O filme Santa Clara é uma fascinante tentativa de fazer muitas coisas ao mesmo tempo, que resulta mesmo irregular e desigual, mas com muito tesão na realização, que é o grande barato. Numa escola, todos os alunos começam a colar e tirar 100 nas provas. O que os professores não esperavam, ao investigar, é que isso acontece porque uma menina tem visões e consegue descobrir os resultados. O filme parte daí para falar de sistema educacional, juventude no fim de século, estado das coisas, tudo cheio de energia. Um cinema muitas vezes quase marginal, tanto estética quanto tematicamente ousado, mas que se revela no final a serviço de uma ideologia quase moralista que prega o amor mais careta como solução para tudo. Mas, até lá, vários momentos bem interessantes e corajosos, que resvalam na pedofilia, incitação a revolta violenta, e mistura fantasia com realismo.

O filme Aos Olhos Ocidentais é o mais bem construído em termos de domínio de linguagem, com sua fotografia PB, trilha sonora, edição de som, enquadramentos e movimentos de câmera. É um exercício de memória, um rapaz que volta a Israel em busca do pai e do seu passado do qual fugiu. Usa com sucesso imagens em Super 8 para revelar este passado, e uma trama de suposto thriller, na verdade existencial. O que mais impressiona no filme é a utilização da paisagem desértica do interior de Israel, com planos gerais monumentais em PB, muito bonito e forte, nos quais como num western de John Ford, a paisagem parece antecipar os destinos dos personagens. No entanto o que chega mesmo a surpreender é notar como o filme se parece em estrutura, visual, enquadramentos mesmo, com Terra Estrangeira de Walter Salles e Daniela Thomas. Não é caso de plágio pois são do mesmo ano, no entanto a semelhança assusta. E, como neste, ao final fica a impressão que todo aquele estilo muito bem dominado e que durante a projeção pareceu significar muito, lá no fundo é meio raso (se é que me entendem...). Pontas de trama e personagens ficam soltos, mas o filme tem inegáveis atributos.
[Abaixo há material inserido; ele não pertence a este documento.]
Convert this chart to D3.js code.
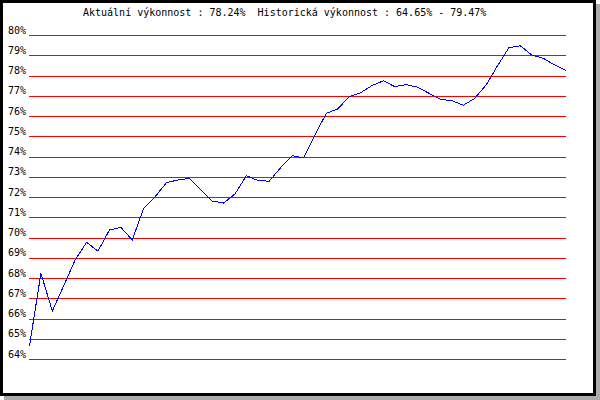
<!DOCTYPE html>
<html>
<head>
<meta charset="utf-8">
<script src="https://cdn.jsdelivr.net/npm/d3@7"></script>
<style>
  body { margin: 0; background: #fff; }
  text { font-family: "DejaVu Sans Mono", monospace; font-size: 10px; fill: #000; }
</style>
</head>
<body>
<div id="chart"></div>
<script>
// chart data
var titleText = "Aktuální výkonnost : 78.24%  Historická výkonnost : 64.65% - 79.47%";
var yTicks = [64, 65, 66, 67, 68, 69, 70, 71, 72, 73, 74, 75, 76, 77, 78, 79, 80];
var performance = [
  64.65, 68.23, 66.37, 67.62, 68.89, 69.76, 69.33, 70.37, 70.50, 69.88,
  71.44, 72.01, 72.71, 72.84, 72.92, 72.35, 71.80, 71.70, 72.15, 73.05,
  72.82, 72.78, 73.45, 74.04, 73.93, 75.06, 76.13, 76.35, 76.95, 77.15,
  77.50, 77.74, 77.45, 77.55, 77.42, 77.12, 76.82, 76.76, 76.53, 76.87,
  77.53, 78.48, 79.37, 79.47, 79.01, 78.85, 78.52, 78.24
];

var width = 600, height = 400;
var svg = d3.select("#chart").append("svg")
  .attr("width", width)
  .attr("height", height);

// drop shadow + frame
svg.append("rect")
  .attr("x", 4).attr("y", 4)
  .attr("width", 596).attr("height", 396)
  .attr("fill", "#aaaaaa");
svg.append("rect")
  .attr("x", 1.5).attr("y", 1.5)
  .attr("width", 593).attr("height", 393)
  .attr("fill", "#fff")
  .attr("stroke", "#000")
  .attr("stroke-width", 3);

var plotLeft = 29, plotRight = 566;

var x = d3.scaleLinear()
  .domain([0, performance.length - 1])
  .range([plotLeft + 0.5, plotRight]);

var y = d3.scaleLinear()
  .domain([64, 80])
  .range([359, 35]);

// title
svg.append("text")
  .attr("x", 83)
  .attr("y", 16)
  .attr("xml:space", "preserve")
  .style("white-space", "pre")
  .text(titleText);

// y-axis with red gridlines
var yAxis = svg.append("g")
  .attr("transform", "translate(" + plotLeft + ",0)")
  .call(d3.axisLeft(y)
    .tickValues(yTicks)
    .tickFormat(function(d) { return d + "%"; })
    .tickSize(-(plotRight - plotLeft))
    .tickPadding(3));
yAxis.select(".domain").remove();
yAxis.selectAll("line")
  .attr("stroke", "#ff0000")
  .attr("shape-rendering", "crispEdges");
yAxis.selectAll("text")
  .attr("font-family", "DejaVu Sans Mono, monospace")
  .attr("font-size", 10)
  .attr("fill", "#000")
  .attr("dy", "-0.2em");

// performance line
var line = d3.line()
  .x(function(d, i) { return x(i); })
  .y(function(d) { return y(d); });

svg.append("path")
  .datum(performance)
  .attr("d", line)
  .attr("fill", "none")
  .attr("stroke", "#0000ff")
  .attr("stroke-width", 1)
  .attr("shape-rendering", "crispEdges");
</script>
</body>
</html>
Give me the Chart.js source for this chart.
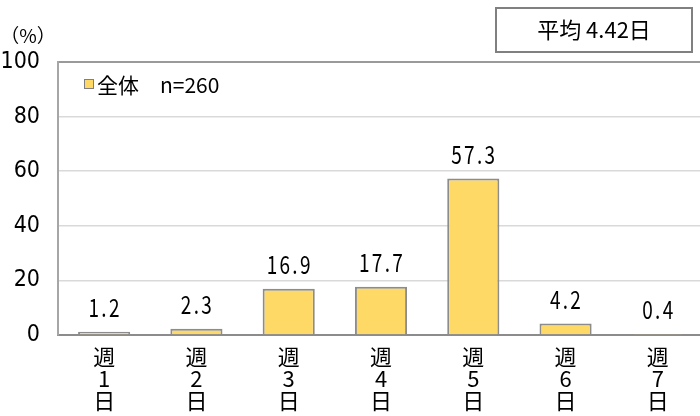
<!DOCTYPE html>
<html>
<head>
<meta charset="utf-8">
<script src="https://cdn.jsdelivr.net/npm/chart.js@4/dist/chart.umd.min.js"></script>
<style>
html,body{margin:0;padding:0;background:#fff;overflow:hidden;}
#wrap{width:710px;height:416px;position:relative;}
</style>
</head>
<body>
<div id="wrap"><canvas id="c" width="710" height="416"></canvas></div>
<script>
const categories = [["週","1","日"],["週","2","日"],["週","3","日"],["週","4","日"],["週","5","日"],["週","6","日"],["週","7","日"]];
const values = [1.2, 2.3, 16.9, 17.7, 57.3, 4.2, 0.4];
const yTicks = [0, 20, 40, 60, 80, 100];
const seriesLabel = "全体\u3000n=260";
const unitLabel = "（%）";
const averageLabel = "平均 4.42日";

function hasFont(name) {
  const cv = document.createElement('canvas').getContext('2d');
  const s = 'mmmmmwwwww0123456789';
  cv.font = '40px monospace'; const a = cv.measureText(s).width;
  cv.font = '40px "' + name + '", monospace'; const b = cv.measureText(s).width;
  cv.font = '40px serif'; const c = cv.measureText(s).width;
  cv.font = '40px "' + name + '", serif'; const d = cv.measureText(s).width;
  return a !== b || c !== d;
}
let narrow = null;
for (const f of ['Liberation Sans Narrow', 'DejaVu Sans Condensed', 'Roboto Condensed', 'Open Sans Condensed']) {
  if (hasFont(f)) { narrow = f; break; }
}
const NUM_FONT = (narrow ? '"' + narrow + '", ' : '') + '"Noto Sans CJK JP", sans-serif';
const JP_FONT = '"Noto Sans CJK JP", sans-serif';
const BAR_FILL = '#FFD966';
const BAR_BORDER = '#8c8c8c';

const overlay = {
  id: 'overlay',
  afterDatasetsDraw(chart) {
    const ctx = chart.ctx;
    const meta = chart.getDatasetMeta(0);
    ctx.save();
    // value labels (condensed rendering)
    ctx.fillStyle = '#000';
    ctx.font = '25px ' + JP_FONT;
    ctx.textAlign = 'center';
    ctx.textBaseline = 'middle';
    try { ctx.letterSpacing = '3px'; } catch(e) {}
    meta.data.forEach((bar, i) => {
      ctx.save();
      ctx.translate(bar.x + 1, bar.y - 24);
      ctx.scale(0.76, 1);
      ctx.fillText(values[i].toFixed(1), 0, 0);
      ctx.restore();
    });
    try { ctx.letterSpacing = '0px'; } catch(e) {}
    // legend
    const ds = chart.data.datasets[0];
    ctx.fillStyle = ds.backgroundColor;
    ctx.strokeStyle = '#7f7f7f';
    ctx.lineWidth = 1;
    ctx.fillRect(84.5, 79.5, 9, 9);
    ctx.strokeRect(84.5, 79.5, 9, 9);
    ctx.fillStyle = '#000';
    ctx.textAlign = 'left';
    ctx.font = '21px ' + JP_FONT;
    ctx.fillText(ds.label, 97, 85);
    // unit
    ctx.font = '19px ' + JP_FONT;
    ctx.textAlign = 'center';
    ctx.fillText(unitLabel, 28, 36);
    // average box
    ctx.strokeStyle = '#808080';
    ctx.lineWidth = 2;
    ctx.strokeRect(496, 8, 196, 44);
    ctx.font = '22px ' + JP_FONT;
    ctx.fillText(averageLabel, 594, 30);
    ctx.restore();
  }
};

new Chart(document.getElementById('c'), {
  type: 'bar',
  data: {
    labels: categories,
    datasets: [{
      label: seriesLabel,
      data: values,
      backgroundColor: BAR_FILL,
      borderColor: BAR_BORDER,
      borderWidth: 2,
      barPercentage: 0.565,
      categoryPercentage: 1.0
    }]
  },
  options: {
    responsive: false,
    animation: false,
    devicePixelRatio: 1,
    layout: { padding: { top: 62, right: 6, left: 0, bottom: 0 } },
    plugins: { legend: { display: false }, tooltip: { enabled: false } },
    scales: {
      x: {
        grid: { display: false, drawTicks: false },
        border: { color: '#8c8c8c', width: 2 },
        ticks: {
          color: '#000',
          font: { family: JP_FONT, size: 22, lineHeight: 1.0 },
          padding: 11,
          maxRotation: 0,
          autoSkip: false
        },
        afterFit(scale) { scale.height = 81; }
      },
      y: {
        min: 0, max: 100,
        afterBuildTicks(scale) { scale.ticks = yTicks.map(v => ({ value: v })); },
        grid: {
          drawTicks: false,
          color: (c) => c.tick && c.tick.value === 100 ? '#9a9a9a' : '#d9d9d9',
          lineWidth: (c) => c.tick && c.tick.value === 100 ? 2 : 1.5
        },
        border: { color: '#a6a6a6', width: 2 },
        ticks: {
          color: '#000',
          font: { family: NUM_FONT, size: narrow ? 23 : 22 },
          padding: 18
        },
        afterFit(scale) { scale.width = 58; }
      }
    }
  },
  plugins: [overlay]
});
</script>
</body>
</html>
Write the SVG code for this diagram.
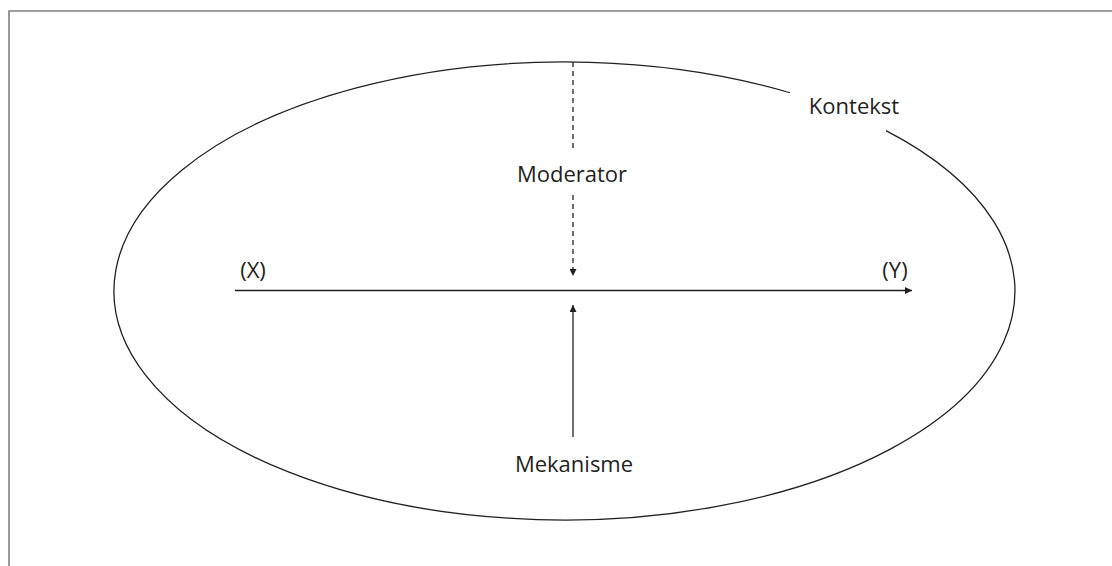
<svg xmlns="http://www.w3.org/2000/svg" width="1112" height="566" viewBox="0 0 1112 566">
<style>
.lbl{font-family:"Open Sans","Liberation Sans",sans-serif;font-size:22px;fill:#231f20;text-anchor:middle}
.ln{stroke:#231f20;stroke-width:1.3;fill:none}
.frame{stroke:#808080;stroke-width:1.6;fill:none}
</style>
<defs>
<marker id="ah" viewBox="0 0 10 10" refX="10" refY="5" markerWidth="7" markerHeight="7" markerUnits="userSpaceOnUse" orient="auto">
<path d="M0,0 L10,5 L0,10 Z" fill="#231f20"/>
</marker>
</defs>
<rect width="1112" height="566" fill="#fff"/>
<path class="frame" d="M9,566 V11 H1112"/>
<g id="kontekst">
<path class="ln" d="M790,92.75 A450.5 229 0 1 0 886,130.59"/>
<text class="lbl" x="854" y="114">Kontekst</text>
</g>
<g id="x"><text class="lbl" x="253" y="278">(X)</text></g>
<g id="y"><text class="lbl" x="895" y="278">(Y)</text></g>
<g id="moderator"><text class="lbl" x="572" y="182">Moderator</text></g>
<g id="mekanisme"><text class="lbl" x="574" y="472">Mekanisme</text></g>
<g id="connectors">
<line class="ln" x1="235" y1="290.5" x2="912" y2="290.5" marker-end="url(#ah)"/>
<line class="ln" x1="573" y1="62" x2="573" y2="152" stroke-dasharray="5,4"/>
<line class="ln" x1="573" y1="195" x2="573" y2="276" stroke-dasharray="5,4" marker-end="url(#ah)"/>
<line class="ln" x1="573" y1="437" x2="573" y2="305" marker-end="url(#ah)"/>
</g>
</svg>
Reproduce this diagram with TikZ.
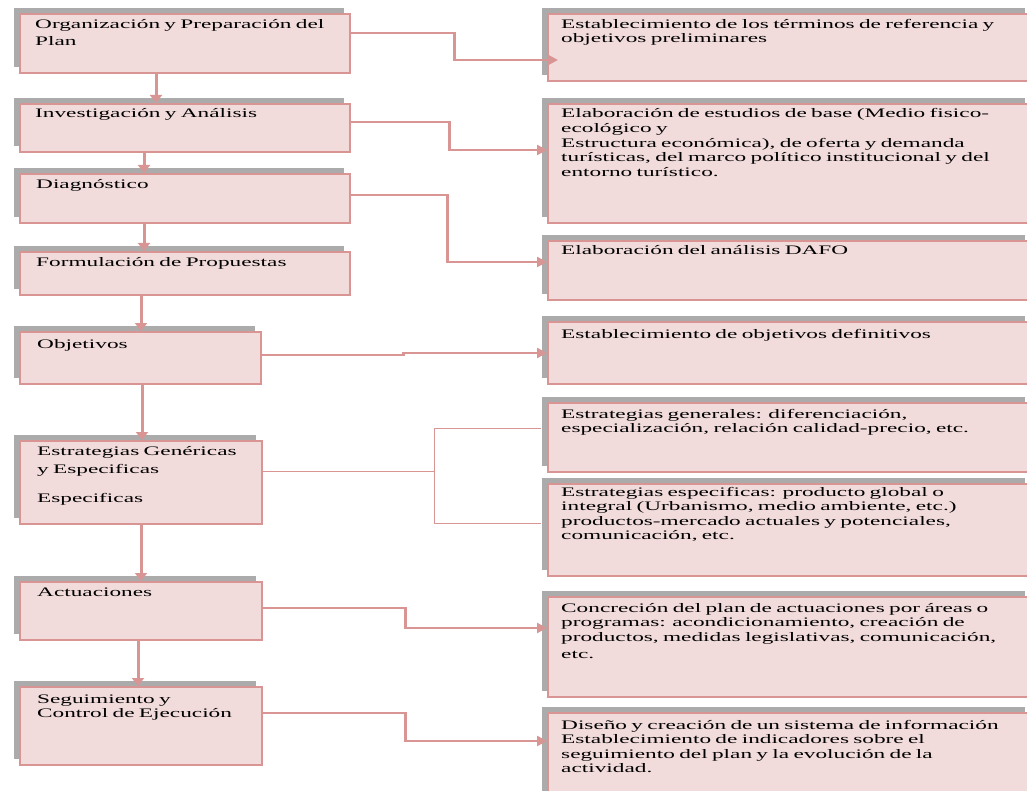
\documentclass[tikz,border=0pt]{standalone}
\usepackage{fontspec}
\setmainfont{Liberation Serif}[FakeStretch=1.79]
\usetikzlibrary{arrows.meta,shadows,calc}
\definecolor{lnc}{HTML}{D99594}
\definecolor{fil}{HTML}{F2DBDB}
\definecolor{shd}{HTML}{ABABAB}
\tikzset{
  boxsty/.style={draw=lnc, line width=1.6pt, fill=fil, anchor=north west, inner sep=0pt,
    general shadow={fill=shd, shadow xshift=-6pt, shadow yshift=6pt}},
  txt/.style={anchor=base west, inner sep=0pt, align=left, text width=#1,
    font=\fontsize{13}{14.6}\selectfont},
  conn/.style={draw=lnc, line width=2.4pt, -{Triangle[length=10pt,width=10pt]}},
  varrow/.style={draw=lnc, line width=3pt, -{Triangle[length=8pt,width=12pt]}},
  thinl/.style={draw=lnc, line width=1pt}
}
\begin{document}
\begin{tikzpicture}[x=1pt,y=-1pt]
\path[use as bounding box, clip] (0,0) rectangle (1027,791);
\fill[white] (0,0) rectangle (1027,791);
% left boxes
\node[boxsty, minimum width=330pt, minimum height=59pt] (b1) at (19,13) {};
\node[boxsty, minimum width=330pt, minimum height=48pt] (b2) at (19,103) {};
\node[boxsty, minimum width=330pt, minimum height=49pt] (b3) at (19,173) {};
\node[boxsty, minimum width=330pt, minimum height=43pt] (b4) at (19,251) {};
\node[boxsty, minimum width=241pt, minimum height=52pt] (b5) at (19,331) {};
\node[boxsty, minimum width=242pt, minimum height=83pt] (b6) at (19,440) {};
\node[boxsty, minimum width=242pt, minimum height=58pt] (b7) at (19,581) {};
\node[boxsty, minimum width=242pt, minimum height=78pt] (b8) at (19,686) {};
% right boxes
\node[boxsty, minimum width=483pt, minimum height=67pt] (r1) at (547,13) {};
\node[boxsty, minimum width=483pt, minimum height=119pt] (r2) at (547,103) {};
\node[boxsty, minimum width=483pt, minimum height=59pt] (r3) at (547,240) {};
\node[boxsty, minimum width=483pt, minimum height=62pt] (r4) at (547,321) {};
\node[boxsty, minimum width=483pt, minimum height=69pt] (r5) at (547,402) {};
\node[boxsty, minimum width=483pt, minimum height=92pt] (r6) at (547,483) {};
\node[boxsty, minimum width=483pt, minimum height=100pt] (r7) at (547,596) {};
\node[boxsty, minimum width=483pt, minimum height=100pt] (r8) at (547,712) {};
% left texts
\node[txt=310pt] (t1) at ($(b1.north west)+(16,16)$) {Organización y Preparación del\\[2.4pt]Plan};
\node[txt=310pt] (t2) at ($(b2.north west)+(16,15)$) {Investigación y  Análisis};
\node[txt=310pt] (t3) at ($(b3.north west)+(17,16)$) {Diagnóstico};
\node[txt=310pt] (t4) at ($(b4.north west)+(17,16)$) {Formulación de Propuestas};
\node[txt=230pt] (t5) at ($(b5.north west)+(18,17)$) {Objetivos};
\node[txt=230pt] (t6) at ($(b6.north west)+(18,15)$) {Estrategias Genéricas\\[3.4pt]y Especificas\\[14.4pt]Especificas};
\node[txt=230pt] (t7) at ($(b7.north west)+(18,15)$) {Actuaciones};
\node[txt=230pt] (t8) at ($(b8.north west)+(18,17)$) {Seguimiento y\\Control de Ejecución};
% right texts
\node[txt=470pt] (u1) at ($(r1.north west)+(14,16)$) {Establecimiento de los términos de referencia y\\[-0.6pt]objetivos preliminares};
\node[txt=470pt] (u2) at ($(r2.north west)+(14,15)$) {Elaboración de estudios de base (Medio fisico-\\ecológico y\\Estructura económica), de oferta y demanda\\turísticas, del marco político institucional y del\\entorno turístico.};
\node[txt=470pt] (u3) at ($(r3.north west)+(14,15)$) {Elaboración del análisis DAFO};
\node[txt=470pt] (u4) at ($(r4.north west)+(14,17)$) {Establecimiento de objetivos definitivos};
\node[txt=470pt] (u5) at ($(r5.north west)+(14,16)$) {Estrategias generales: diferenciación,\\especialización, relación calidad-precio, etc.};
\node[txt=470pt] (u6) at ($(r6.north west)+(14,13)$) {Estrategias especificas: producto global o\\integral (Urbanismo, medio ambiente, etc.)\\productos-mercado actuales y potenciales,\\comunicación, etc.};
\node[txt=470pt] (u7) at ($(r7.north west)+(14,16)$) {Concreción del plan de actuaciones por áreas o\\programas: acondicionamiento, creación de\\productos, medidas legislativas, comunicación,\\[3pt]etc.};
\node[txt=470pt] (u8) at ($(r8.north west)+(14,17)$) {Diseño y creación de un sistema de información\\Establecimiento de indicadores sobre el\\seguimiento del plan y la evolución de la\\actividad.};
% vertical arrows
\draw[varrow] ($(b1.south west)+(137,0)$) -- ($(b2.north west)+(137,0)$);
\draw[varrow] ($(b2.south west)+(125,0)$) -- ($(b3.north west)+(125,0)$);
\draw[varrow] ($(b3.south west)+(125,0)$) -- ($(b4.north west)+(125,0)$);
\draw[varrow] ($(b4.south west)+(122,0)$) -- ($(b5.north west)+(122,0)$);
\draw[varrow] ($(b5.south west)+(123,0)$) -- ($(b6.north west)+(123,0)$);
\draw[varrow] ($(b6.south west)+(122,0)$) -- ($(b7.north west)+(122,0)$);
\draw[varrow] ($(b7.south west)+(119,0)$) -- ($(b8.north west)+(119,0)$);
% horizontal connectors
\draw[conn] ($(b1.north east)+(0,20)$) -- ++(104,0) |- ($(r1.north west)+(11,47)$);
\draw[conn] ($(b2.north east)+(0,19)$) -- ++(99,0) |- ($(r2.north west)+(0,47)$);
\draw[conn] ($(b3.north east)+(0,22)$) -- ++(97,0) |- ($(r3.north west)+(0,22)$);
\draw[conn] ($(b5.north east)+(0,24)$) -- ++(142,0) |- ($(r4.north west)+(0,32)$);
\draw[thinl] ($(b6.north east)+(0,31)$) -- ++(172,0) coordinate (c5);
\draw[thinl] (c5) |- ($(r5.north west)+(-6,26)$);
\draw[thinl] (c5) |- ($(r6.north west)+(-6,40)$);
\draw[conn] ($(b7.north east)+(0,27)$) -- ++(143,0) |- ($(r7.north west)+(0,32)$);
\draw[conn] ($(b8.north east)+(0,27)$) -- ++(143,0) |- ($(r8.north west)+(0,29)$);
\end{tikzpicture}
\end{document}
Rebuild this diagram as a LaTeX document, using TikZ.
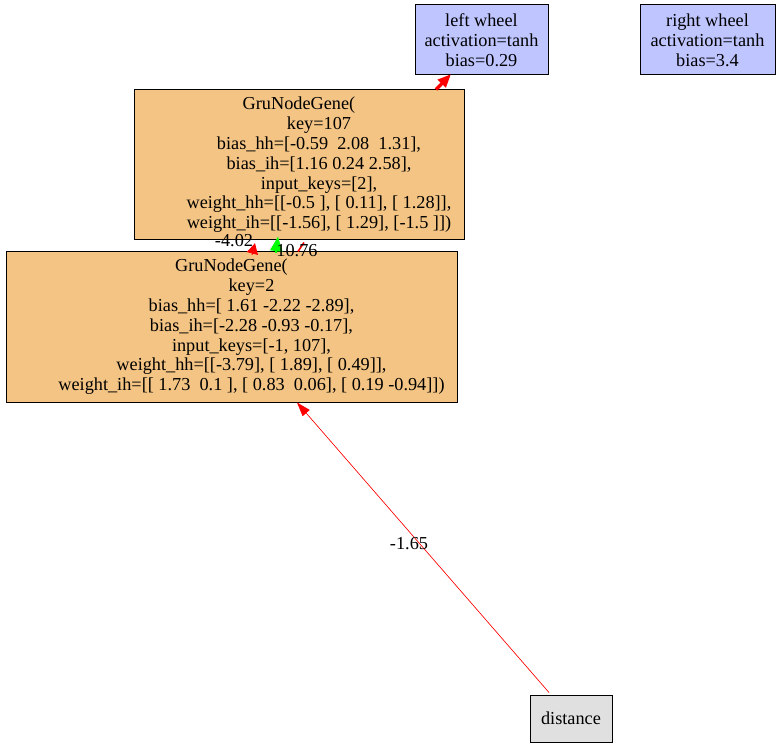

O filme mais completo é disparado Sentimento Urbano, um estudo das relações amorosas no fim do século, a partir de um ponto de vista cínico, mas ao mesmo tempo emocionado e humano. Que abraça os defeitos e ri das virtudes destas relações. O filme tem um ritmo muito peculiar, e uma lógica interna fascinante no comportamento dos personagens, que vão quase se unindo e separando como se não pudessem evitar esta necessidade do outro, quase sempre não realizada a contendo. A presença de um garotinho dá uma força especial ao filme, pois o ponto de vista é praticamente dele, que revela não entender, mas compreender, toda aquela ciranda de emoções à sua volta, a partir da mãe. O seu suposto pai resolve ir embora com uma mulher que conhece em anúncios de jornal, por causa da volta de um antigo namorado que é a grande paixão da sua esposa e que estava sumido. Este assume o papel do pai (e pode até ser mesmo), mas logo se revela um homem incapaz de viver um amor, que destrói o que toca e ama. Ele não é moralistamente culpado por isso, a atitude do filme é de aceitá-lo pelo que é. Amoroso, mas sem capacidade de amar. Ele é um homem que na rotina se sente preso e na felicidade um refém. Ele vai embora, a mãe acaba sozinha com o filho, mas mais feliz do que no início. Com isso o filme não sinaliza a impossibilidade do amor, mas apenas as dificuldades de atingir a felicidade e a possibilidade dela não estar numa relação como as que nos ensinaram nossos avós e pais.

Há uma sequência especialmente impressionante no filme, na qual a mulher sai pelas ruas e acaba entrando numa orgia. Em tudo parece a cena de Kubrick, às avessas. E impressiona justamente por sobrepor o imaginário puritano-americano a um outro tipo de repressão interna e desejo. As cenas são muito mais orgânicas e explícitas, e menos cerimoniais. Onde Kubrick busca o transe, o diretor busca o tesão. Em ambos o personagem tem sua situação abortada antes de qualquer consumação de fato, mas aqui (tanto por diferenças culturais como por diferenças de gênero do personagem), a sensação é de libertação. Em suma, um belo filme, rigorosíssimo na composição quase minimalista que do primeiro ao último plano (ambos belíssimos) deixa claro seu enfoque, seu tema, sua postura, todos muito bem resolvidos e ainda assim completamente cheio de dúvidas, o que talvez seja a maior qualidade do filme. Fez valer a garimpagem, como aliás, sempre vale.